What are co-occurring disorders?

 

February 3, 2022



Individuals who have substance use disorders, as well as mental health disorders, are diagnosed as having “co-occurring disorders.”

The coexistence of both a mental illness and a substance use disorder is not uncommon. People with mental illness are more likely to experience a substance use disorder than those not affected by a mental illness. Symptoms of addiction can mask symptoms of mental illness, and symptoms of mental illness can be confused with symptoms of addiction. There are some patterns that do present themselves, though. Individuals diagnosed with mental health disorders often use substances to feel better. People who struggle with anxiety may want something to make them feel calm; people who struggle with depression may want something to make them feel “up” or “happier; people who experience a lot of fearfulness, may want something to make them feel more relaxed; and people who are experiencing psychological pain may want something to help them feel nothing at all, to make them feel numb.

Using alcohol or other drugs not only fails to help the mental health disorder, it prevents a person from developing effective healthy coping skills, having satisfying relationships, and feeling comfortable with themselves. Using alcohol or other substances also interferes with medications prescribed for mental health disorders.

To put it simply, drug and alcohol use makes mental health disorders worse.
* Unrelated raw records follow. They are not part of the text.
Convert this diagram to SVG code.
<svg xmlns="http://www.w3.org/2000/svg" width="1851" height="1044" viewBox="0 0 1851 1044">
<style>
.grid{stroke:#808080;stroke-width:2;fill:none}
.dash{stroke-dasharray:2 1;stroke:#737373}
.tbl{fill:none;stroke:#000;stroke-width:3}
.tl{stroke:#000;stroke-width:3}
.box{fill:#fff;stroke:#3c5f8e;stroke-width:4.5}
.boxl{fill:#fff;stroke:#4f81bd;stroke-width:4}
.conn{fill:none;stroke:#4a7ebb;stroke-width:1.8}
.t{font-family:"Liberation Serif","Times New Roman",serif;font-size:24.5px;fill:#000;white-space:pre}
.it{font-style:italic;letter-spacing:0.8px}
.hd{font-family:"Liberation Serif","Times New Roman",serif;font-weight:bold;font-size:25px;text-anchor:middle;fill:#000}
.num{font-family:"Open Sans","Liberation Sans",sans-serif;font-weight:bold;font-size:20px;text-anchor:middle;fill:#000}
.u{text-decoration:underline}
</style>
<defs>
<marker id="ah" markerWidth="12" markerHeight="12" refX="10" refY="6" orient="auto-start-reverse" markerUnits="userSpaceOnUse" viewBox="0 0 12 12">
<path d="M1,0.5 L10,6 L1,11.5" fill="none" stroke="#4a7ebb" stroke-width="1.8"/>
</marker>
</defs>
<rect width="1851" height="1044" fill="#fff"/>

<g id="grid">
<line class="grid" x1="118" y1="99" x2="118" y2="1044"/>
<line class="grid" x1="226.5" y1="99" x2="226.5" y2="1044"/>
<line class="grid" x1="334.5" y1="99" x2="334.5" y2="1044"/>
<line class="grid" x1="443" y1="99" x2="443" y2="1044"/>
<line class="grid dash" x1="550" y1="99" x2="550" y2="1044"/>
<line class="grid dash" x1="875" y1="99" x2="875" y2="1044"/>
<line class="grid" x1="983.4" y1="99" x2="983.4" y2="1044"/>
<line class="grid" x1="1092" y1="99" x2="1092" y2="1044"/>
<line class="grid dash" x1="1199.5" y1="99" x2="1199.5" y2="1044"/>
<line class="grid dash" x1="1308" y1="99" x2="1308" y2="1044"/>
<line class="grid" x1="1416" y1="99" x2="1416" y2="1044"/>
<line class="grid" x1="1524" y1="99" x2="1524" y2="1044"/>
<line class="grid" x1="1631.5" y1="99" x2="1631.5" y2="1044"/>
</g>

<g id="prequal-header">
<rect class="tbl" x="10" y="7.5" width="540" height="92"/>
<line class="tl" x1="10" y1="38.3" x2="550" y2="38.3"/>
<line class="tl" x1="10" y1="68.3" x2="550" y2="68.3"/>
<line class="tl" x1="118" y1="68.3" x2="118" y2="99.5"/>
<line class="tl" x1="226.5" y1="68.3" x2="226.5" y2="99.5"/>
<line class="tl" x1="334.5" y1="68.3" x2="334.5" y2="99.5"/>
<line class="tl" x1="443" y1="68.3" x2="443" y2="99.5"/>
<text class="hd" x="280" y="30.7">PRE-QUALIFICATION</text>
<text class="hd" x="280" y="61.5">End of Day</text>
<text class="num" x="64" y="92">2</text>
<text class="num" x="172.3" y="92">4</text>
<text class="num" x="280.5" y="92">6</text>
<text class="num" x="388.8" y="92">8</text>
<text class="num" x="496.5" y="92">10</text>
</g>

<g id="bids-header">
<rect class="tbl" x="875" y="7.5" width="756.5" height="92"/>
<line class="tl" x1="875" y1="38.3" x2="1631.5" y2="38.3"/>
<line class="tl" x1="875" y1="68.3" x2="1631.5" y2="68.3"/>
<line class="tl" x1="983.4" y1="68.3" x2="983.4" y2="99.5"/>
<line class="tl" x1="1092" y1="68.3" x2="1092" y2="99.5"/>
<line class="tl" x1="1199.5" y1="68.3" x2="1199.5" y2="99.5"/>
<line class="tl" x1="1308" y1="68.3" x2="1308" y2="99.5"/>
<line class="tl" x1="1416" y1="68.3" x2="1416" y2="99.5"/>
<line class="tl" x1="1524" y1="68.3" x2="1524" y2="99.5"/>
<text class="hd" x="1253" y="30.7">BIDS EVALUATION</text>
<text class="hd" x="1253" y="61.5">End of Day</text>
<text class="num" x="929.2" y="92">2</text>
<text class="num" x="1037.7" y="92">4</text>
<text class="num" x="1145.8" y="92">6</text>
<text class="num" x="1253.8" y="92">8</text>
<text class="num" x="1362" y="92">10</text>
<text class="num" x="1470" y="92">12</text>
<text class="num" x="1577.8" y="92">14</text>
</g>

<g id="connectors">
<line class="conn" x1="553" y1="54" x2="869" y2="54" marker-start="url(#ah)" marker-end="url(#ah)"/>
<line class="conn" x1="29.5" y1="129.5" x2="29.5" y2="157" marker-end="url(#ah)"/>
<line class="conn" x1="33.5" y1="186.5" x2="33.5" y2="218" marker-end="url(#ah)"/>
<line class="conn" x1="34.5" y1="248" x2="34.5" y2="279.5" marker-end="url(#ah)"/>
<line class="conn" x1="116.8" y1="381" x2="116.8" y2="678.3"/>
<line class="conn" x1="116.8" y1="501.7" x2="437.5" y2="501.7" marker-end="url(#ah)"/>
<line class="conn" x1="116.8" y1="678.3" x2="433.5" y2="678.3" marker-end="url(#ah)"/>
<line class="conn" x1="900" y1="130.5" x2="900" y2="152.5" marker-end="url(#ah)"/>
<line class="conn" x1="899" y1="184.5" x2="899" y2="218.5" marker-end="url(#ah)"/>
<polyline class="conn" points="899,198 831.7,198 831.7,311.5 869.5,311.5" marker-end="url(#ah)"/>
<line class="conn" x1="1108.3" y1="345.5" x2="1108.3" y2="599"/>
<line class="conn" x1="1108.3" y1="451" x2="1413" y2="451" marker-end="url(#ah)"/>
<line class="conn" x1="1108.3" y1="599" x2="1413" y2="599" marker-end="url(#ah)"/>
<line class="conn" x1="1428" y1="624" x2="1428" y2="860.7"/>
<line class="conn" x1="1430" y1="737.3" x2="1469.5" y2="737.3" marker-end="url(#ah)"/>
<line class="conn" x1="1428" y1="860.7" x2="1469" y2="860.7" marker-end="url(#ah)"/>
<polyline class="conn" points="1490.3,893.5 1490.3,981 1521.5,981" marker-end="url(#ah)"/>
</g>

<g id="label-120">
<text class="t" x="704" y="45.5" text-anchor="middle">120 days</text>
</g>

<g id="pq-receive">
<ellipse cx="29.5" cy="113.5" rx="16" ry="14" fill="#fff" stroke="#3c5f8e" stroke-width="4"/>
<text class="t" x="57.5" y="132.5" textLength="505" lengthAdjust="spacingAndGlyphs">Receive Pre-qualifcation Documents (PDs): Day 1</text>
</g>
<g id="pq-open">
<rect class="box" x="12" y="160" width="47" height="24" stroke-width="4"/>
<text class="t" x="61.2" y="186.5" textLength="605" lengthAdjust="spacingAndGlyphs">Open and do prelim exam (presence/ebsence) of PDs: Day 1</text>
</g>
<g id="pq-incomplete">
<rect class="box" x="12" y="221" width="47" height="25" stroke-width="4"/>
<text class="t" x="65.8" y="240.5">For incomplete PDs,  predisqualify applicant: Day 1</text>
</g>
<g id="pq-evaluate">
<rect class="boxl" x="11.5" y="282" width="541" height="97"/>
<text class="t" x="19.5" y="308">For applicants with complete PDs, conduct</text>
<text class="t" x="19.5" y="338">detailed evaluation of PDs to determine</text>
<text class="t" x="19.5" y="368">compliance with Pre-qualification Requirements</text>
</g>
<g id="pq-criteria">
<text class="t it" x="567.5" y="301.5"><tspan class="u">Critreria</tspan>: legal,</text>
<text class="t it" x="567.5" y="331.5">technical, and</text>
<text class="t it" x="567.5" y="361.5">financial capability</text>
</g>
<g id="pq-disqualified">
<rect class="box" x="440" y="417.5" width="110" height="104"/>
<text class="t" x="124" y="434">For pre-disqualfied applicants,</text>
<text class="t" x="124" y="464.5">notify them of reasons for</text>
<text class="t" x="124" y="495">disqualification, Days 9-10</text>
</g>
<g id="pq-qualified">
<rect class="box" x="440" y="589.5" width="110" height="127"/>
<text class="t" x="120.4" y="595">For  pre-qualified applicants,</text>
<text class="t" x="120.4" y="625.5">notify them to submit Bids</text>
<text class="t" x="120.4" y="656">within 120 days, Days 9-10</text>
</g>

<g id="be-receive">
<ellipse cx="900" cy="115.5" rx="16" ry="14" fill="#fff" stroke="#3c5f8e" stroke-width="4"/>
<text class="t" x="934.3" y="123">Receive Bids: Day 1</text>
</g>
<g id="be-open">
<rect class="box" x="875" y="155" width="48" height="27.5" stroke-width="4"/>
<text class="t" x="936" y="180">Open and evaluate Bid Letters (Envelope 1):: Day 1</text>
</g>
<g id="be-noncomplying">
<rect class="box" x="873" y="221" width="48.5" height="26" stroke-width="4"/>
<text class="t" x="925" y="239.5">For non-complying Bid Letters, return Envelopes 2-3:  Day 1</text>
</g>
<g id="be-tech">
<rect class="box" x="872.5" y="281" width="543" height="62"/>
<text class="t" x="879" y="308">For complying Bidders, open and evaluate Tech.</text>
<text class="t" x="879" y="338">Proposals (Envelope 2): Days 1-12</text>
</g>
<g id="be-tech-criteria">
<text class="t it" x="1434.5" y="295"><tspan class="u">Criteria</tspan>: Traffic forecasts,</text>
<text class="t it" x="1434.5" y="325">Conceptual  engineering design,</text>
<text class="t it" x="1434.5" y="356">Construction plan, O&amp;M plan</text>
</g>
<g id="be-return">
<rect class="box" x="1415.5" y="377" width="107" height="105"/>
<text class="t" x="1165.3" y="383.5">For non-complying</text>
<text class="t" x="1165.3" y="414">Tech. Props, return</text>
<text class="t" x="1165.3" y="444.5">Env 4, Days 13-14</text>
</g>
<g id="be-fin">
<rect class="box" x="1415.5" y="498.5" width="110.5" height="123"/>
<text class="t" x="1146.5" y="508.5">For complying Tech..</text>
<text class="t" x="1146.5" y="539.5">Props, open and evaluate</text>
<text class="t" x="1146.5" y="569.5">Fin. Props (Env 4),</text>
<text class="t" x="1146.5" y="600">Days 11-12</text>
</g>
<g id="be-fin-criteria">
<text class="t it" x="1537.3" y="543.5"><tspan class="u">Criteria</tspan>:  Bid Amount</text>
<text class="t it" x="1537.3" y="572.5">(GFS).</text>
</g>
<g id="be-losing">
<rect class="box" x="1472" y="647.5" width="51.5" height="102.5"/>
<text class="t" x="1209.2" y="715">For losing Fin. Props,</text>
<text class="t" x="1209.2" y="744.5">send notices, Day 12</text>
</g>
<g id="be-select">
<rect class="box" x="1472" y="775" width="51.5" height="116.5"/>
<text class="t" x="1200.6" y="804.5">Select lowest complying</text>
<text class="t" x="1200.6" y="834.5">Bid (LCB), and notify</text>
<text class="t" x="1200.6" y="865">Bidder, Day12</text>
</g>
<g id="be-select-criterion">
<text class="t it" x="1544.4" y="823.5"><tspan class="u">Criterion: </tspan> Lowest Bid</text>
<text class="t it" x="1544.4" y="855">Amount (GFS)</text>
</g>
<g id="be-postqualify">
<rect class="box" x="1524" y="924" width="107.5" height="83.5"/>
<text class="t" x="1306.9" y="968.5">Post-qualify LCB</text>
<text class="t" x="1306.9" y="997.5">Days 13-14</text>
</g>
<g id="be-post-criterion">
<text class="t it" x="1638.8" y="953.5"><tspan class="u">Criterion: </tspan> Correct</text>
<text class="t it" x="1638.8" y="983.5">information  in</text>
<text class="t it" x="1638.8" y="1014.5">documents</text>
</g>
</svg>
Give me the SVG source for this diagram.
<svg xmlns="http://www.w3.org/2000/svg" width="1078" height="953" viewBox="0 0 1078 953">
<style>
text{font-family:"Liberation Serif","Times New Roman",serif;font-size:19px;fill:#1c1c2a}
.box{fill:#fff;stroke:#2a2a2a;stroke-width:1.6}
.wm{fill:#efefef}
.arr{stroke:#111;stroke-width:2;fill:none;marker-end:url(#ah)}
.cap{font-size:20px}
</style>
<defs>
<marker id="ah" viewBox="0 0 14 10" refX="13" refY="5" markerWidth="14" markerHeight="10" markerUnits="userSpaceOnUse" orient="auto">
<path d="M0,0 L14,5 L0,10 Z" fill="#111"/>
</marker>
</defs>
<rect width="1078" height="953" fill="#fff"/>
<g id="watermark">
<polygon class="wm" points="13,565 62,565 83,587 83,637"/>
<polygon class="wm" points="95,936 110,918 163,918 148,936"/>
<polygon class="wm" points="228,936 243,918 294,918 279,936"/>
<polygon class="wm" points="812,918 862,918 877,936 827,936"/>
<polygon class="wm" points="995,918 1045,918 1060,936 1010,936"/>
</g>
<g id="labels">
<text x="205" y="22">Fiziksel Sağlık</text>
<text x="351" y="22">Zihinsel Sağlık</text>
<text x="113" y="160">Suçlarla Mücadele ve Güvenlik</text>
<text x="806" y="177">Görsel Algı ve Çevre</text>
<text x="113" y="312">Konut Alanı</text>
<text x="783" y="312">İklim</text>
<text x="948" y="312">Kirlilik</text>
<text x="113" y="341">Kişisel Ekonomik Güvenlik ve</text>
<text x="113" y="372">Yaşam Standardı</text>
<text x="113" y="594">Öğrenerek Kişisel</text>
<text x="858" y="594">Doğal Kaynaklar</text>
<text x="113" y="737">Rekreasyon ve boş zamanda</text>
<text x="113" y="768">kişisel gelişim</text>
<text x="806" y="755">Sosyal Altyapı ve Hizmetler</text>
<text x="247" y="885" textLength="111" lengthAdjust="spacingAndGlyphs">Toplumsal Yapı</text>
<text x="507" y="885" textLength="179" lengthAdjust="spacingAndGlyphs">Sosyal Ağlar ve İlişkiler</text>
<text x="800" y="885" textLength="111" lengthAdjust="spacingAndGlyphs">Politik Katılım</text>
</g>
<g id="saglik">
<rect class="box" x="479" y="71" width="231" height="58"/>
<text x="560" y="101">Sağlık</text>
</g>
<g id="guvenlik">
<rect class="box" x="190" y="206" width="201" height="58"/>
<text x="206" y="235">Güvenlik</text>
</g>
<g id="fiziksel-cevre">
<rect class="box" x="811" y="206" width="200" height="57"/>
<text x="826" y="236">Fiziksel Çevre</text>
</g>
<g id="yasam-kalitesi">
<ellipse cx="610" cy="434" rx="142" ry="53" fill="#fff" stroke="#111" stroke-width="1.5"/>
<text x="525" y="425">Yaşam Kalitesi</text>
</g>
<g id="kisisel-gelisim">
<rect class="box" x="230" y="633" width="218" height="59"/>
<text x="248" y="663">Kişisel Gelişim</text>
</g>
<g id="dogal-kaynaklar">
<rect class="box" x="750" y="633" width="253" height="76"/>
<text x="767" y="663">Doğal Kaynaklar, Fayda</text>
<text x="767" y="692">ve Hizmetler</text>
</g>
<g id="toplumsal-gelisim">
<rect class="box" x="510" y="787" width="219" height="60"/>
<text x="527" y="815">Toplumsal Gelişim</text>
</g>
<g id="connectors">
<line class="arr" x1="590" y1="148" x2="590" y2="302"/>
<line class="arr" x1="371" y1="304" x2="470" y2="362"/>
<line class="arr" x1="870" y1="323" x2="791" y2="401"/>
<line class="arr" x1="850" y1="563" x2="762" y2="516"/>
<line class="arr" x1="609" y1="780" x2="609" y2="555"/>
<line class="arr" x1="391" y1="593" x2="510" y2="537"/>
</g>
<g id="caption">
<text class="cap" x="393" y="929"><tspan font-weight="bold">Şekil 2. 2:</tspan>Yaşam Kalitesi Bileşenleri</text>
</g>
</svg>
People with co-occurring disorders may stop using alcohol or other drugs, but this does not “fix” the problem and they will most likely find difficulties as the symptoms of their mental health disorders persist. This can often lead to increased depression, anxiety, frustration, and the inability to cope, resulting in going back to substances as a coping mechanism. Treating just one disorder will not magically make the other one disappear.

According to the National Institute of Mental Health, mental health disorders that commonly co-occur with substance use disorders include, but are not limited to, anxiety disorders, depressive disorders, ADHD, bipolar disorder, schizophrenia and personality disorders.

On dualdiagnosis.org, “Over half of 7.9 million individuals having co-occurring disorders are male. Additionally, a high rate of suicide attempts is associated with co-occurring disorders. Studies claim anxiety sufferers are almost double as likely to abuse substances as the general population. People with bipolar disorder, schizophrenia and untreated anxiety disorders are most at risk of abuse. Almost half of all people with a co-occurring disorder get no medication at all although the fact is that treatment is critical for recovery. Co-occurring disorders account for 7.9% of all mental illnesses, yet only 7.9% of those with a co-occurring disorder ever complete treatment for both illnesses.”

How does treatment work when it is co-occurring disorders? Historically, providing treatment for co-occurring disorders was done separately. However, it is recommended by SAMHSA (Substance Abuse and Mental Health Association) to use an integrated approach. An integrated approach means treating both the substance use disorder and mental health disorder together, and not seeing them as separate without consideration for the other. The goal of integrated treatment is to help people with co-occurring disorders learn how to maintain sobriety or significantly reduce their substance use, as well as, manage the symptoms of their mental health disorder. This is accomplished through the use of effective counseling and behavioral therapy interventions and, sometimes, with medications. There is really no “one size fits all” approach, but integrating treatment has shown to be much more effective.

If you or someone you know is struggling with co-occurring disorders, please reach out and seek help. It IS possible to learn to manage your mental health disorder and achieve your goals to reduce your substance use.